■ **Exercise prompt**: Please print exactly the lines below, from the start of the material up to and including the line with "Arial, Helvetica, sans-serif';", but none of the pictures.
▼▼▼
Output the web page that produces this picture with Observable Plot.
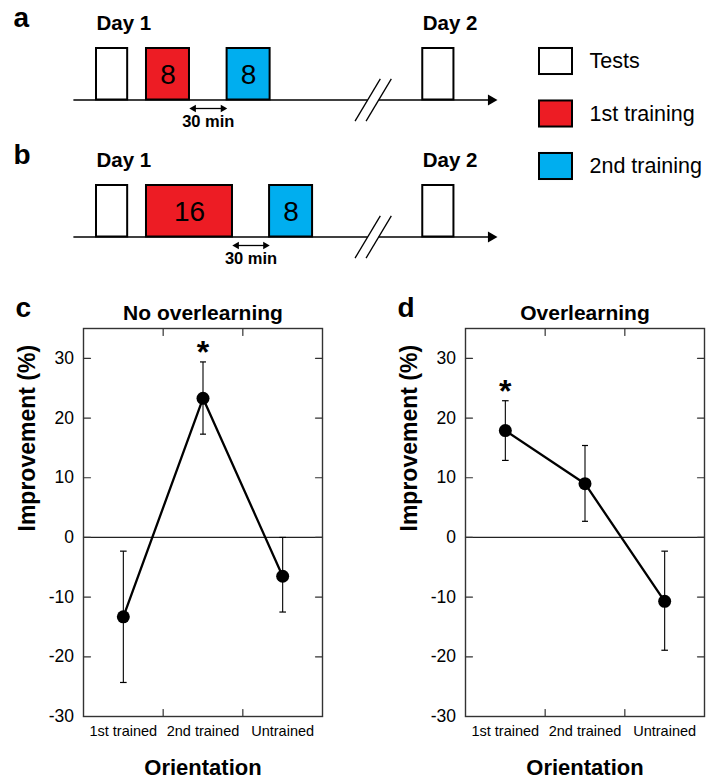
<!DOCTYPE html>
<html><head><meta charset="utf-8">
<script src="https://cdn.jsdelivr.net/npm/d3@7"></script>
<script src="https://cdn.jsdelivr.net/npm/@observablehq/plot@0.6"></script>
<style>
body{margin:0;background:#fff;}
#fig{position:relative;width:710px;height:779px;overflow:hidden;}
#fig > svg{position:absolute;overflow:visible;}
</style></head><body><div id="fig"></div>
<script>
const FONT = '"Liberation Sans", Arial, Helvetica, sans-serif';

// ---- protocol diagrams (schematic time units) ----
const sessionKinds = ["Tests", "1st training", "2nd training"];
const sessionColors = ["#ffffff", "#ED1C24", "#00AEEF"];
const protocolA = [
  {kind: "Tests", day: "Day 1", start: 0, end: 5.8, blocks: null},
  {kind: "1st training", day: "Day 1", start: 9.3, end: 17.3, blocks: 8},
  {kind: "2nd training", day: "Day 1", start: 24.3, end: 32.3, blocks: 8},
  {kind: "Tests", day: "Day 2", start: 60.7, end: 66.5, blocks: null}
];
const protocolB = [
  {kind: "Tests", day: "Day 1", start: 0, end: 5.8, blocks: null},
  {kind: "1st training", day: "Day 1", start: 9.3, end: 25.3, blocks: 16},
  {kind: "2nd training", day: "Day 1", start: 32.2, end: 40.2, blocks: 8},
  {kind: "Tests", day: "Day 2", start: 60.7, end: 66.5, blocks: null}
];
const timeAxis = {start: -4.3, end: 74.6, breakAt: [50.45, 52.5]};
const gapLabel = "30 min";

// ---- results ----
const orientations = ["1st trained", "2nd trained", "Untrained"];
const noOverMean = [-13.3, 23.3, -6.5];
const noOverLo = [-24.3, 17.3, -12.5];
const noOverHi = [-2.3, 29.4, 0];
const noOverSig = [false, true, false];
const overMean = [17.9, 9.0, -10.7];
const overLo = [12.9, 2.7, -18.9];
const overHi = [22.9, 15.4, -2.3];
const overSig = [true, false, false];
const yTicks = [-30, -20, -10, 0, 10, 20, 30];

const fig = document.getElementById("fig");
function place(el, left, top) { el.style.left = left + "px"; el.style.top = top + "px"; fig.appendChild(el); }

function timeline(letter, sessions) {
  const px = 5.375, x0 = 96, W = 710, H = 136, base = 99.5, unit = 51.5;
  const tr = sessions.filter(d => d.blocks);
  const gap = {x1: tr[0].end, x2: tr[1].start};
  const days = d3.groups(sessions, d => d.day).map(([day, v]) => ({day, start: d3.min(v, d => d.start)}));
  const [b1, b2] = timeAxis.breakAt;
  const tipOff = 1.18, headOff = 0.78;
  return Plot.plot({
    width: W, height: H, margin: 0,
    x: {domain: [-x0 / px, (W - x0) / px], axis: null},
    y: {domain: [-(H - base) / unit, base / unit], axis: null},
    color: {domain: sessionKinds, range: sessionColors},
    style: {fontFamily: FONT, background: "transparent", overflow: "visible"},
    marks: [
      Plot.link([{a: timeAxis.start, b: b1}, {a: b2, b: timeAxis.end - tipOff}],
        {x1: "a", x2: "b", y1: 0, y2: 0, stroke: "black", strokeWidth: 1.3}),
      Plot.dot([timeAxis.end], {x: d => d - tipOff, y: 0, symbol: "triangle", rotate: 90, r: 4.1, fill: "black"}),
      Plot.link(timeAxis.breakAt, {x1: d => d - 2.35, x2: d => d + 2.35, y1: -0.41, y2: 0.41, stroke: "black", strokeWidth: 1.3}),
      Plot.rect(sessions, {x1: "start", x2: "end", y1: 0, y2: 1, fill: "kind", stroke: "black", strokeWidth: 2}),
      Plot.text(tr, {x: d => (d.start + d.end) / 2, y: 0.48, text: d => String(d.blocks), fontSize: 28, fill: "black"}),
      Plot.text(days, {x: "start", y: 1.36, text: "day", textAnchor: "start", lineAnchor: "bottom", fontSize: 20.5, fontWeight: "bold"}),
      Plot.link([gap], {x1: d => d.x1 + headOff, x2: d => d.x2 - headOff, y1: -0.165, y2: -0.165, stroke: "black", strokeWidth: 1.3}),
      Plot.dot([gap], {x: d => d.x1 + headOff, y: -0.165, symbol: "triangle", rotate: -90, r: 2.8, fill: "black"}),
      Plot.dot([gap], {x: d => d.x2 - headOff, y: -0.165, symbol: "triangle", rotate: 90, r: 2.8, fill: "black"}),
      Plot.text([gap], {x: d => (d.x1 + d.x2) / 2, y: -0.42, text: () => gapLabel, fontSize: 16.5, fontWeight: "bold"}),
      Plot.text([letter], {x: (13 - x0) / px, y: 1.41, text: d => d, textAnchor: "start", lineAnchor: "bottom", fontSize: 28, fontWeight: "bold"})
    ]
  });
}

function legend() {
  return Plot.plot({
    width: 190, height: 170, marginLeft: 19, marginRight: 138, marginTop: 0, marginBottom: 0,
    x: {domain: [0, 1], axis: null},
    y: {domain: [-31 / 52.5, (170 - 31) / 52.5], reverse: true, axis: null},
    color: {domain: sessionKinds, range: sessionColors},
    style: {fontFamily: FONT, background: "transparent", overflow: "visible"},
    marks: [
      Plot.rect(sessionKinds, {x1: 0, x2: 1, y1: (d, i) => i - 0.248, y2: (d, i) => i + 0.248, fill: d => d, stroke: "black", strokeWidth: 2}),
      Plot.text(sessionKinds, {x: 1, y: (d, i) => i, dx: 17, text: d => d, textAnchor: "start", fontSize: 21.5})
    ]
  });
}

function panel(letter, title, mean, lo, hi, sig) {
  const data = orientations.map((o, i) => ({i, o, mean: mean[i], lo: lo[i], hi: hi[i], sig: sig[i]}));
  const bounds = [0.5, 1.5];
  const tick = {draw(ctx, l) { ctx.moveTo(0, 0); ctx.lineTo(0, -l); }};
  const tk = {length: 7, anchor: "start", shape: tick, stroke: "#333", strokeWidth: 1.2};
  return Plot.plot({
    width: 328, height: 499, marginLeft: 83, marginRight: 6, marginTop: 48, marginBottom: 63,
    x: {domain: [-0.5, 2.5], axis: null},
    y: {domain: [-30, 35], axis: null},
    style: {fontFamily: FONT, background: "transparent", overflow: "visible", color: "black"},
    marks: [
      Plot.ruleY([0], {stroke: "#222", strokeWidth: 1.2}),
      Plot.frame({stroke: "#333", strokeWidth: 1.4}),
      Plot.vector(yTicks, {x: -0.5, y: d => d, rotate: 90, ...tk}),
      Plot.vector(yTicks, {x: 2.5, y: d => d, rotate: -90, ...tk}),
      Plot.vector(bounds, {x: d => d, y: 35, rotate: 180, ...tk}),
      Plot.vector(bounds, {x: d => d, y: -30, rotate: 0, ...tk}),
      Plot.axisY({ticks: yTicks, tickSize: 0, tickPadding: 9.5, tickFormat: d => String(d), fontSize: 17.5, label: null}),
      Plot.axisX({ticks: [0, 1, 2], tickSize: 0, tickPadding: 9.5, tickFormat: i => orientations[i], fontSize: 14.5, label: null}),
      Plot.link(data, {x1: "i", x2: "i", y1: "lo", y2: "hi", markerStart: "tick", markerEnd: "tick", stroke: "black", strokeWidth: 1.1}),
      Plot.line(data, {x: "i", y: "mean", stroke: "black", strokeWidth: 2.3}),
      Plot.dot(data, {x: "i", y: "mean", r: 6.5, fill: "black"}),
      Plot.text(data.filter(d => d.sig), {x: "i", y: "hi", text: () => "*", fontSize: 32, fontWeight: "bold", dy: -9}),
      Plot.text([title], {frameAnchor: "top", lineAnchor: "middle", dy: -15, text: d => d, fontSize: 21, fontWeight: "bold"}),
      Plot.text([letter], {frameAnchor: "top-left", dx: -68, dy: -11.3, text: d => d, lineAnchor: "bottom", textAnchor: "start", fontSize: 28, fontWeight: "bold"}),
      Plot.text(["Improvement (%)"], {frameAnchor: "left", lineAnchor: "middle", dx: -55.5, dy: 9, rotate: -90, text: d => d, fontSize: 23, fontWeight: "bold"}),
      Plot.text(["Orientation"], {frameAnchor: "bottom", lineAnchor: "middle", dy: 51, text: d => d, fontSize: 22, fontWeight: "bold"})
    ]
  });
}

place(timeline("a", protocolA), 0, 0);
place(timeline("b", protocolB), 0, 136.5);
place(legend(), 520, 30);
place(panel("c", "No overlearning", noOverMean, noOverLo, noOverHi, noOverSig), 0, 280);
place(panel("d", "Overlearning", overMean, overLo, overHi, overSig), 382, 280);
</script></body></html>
▲▲▲
■ **Task answer**:
Output the web page that produces this picture with Observable Plot.
<!DOCTYPE html>
<html><head><meta charset="utf-8">
<script src="https://cdn.jsdelivr.net/npm/d3@7"></script>
<script src="https://cdn.jsdelivr.net/npm/@observablehq/plot@0.6"></script>
<style>
body{margin:0;background:#fff;}
#fig{position:relative;width:710px;height:779px;overflow:hidden;}
#fig > svg{position:absolute;overflow:visible;}
</style></head><body><div id="fig"></div>
<script>
const FONT = '"Liberation Sans", Arial, Helvetica, sans-serif';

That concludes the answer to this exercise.